For future investigations using other materials and various thicknesses could be studied. As greater spatial dispersion is predicted with thinner waveguides the limit on the parameters of THz prism needs to be further explored.
Finally, the combination of the spatially spread wavelengths components with a THz-camera would be desirable. A THz prism in conjunction with a THz camera [27, 28] would enable the construction of a THz spectrometer similar to a prism spectrometer at optical frequencies. This would obviate the need for a delay line and in turn could significantly reduce the measurement time and make systems more rugged.

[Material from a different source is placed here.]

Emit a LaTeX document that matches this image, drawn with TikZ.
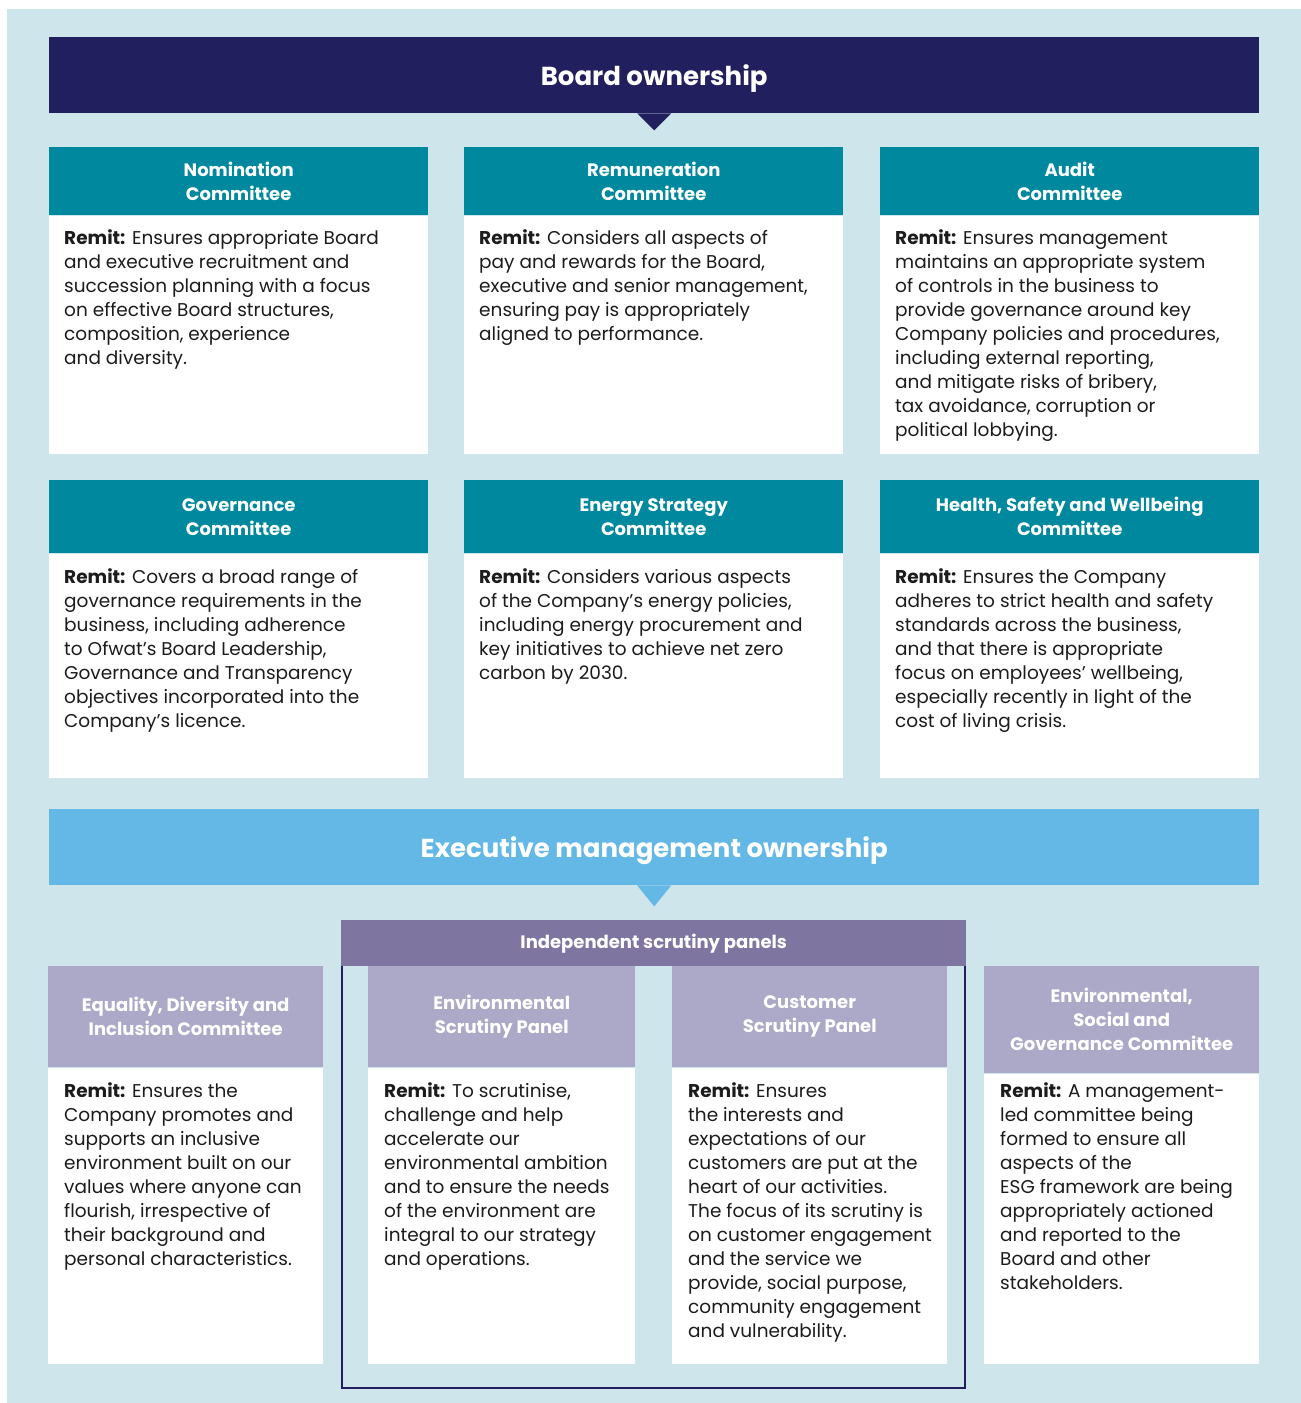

We have presented a THz waveguide prism that can easily be fabricated and characterized the angle-dependent properties of the prism by simulation and by experimental measurements in a THz-TDS system. The very good agreement of the results demonstrates the ability of the prism for spatial dispersion of THz waves. Therefore, waveguide prisms can be used as dispersive elements for applications such as spectrometers or novel THz imaging systems, hopefully further enhancing the potential of THz technology and widening its applications.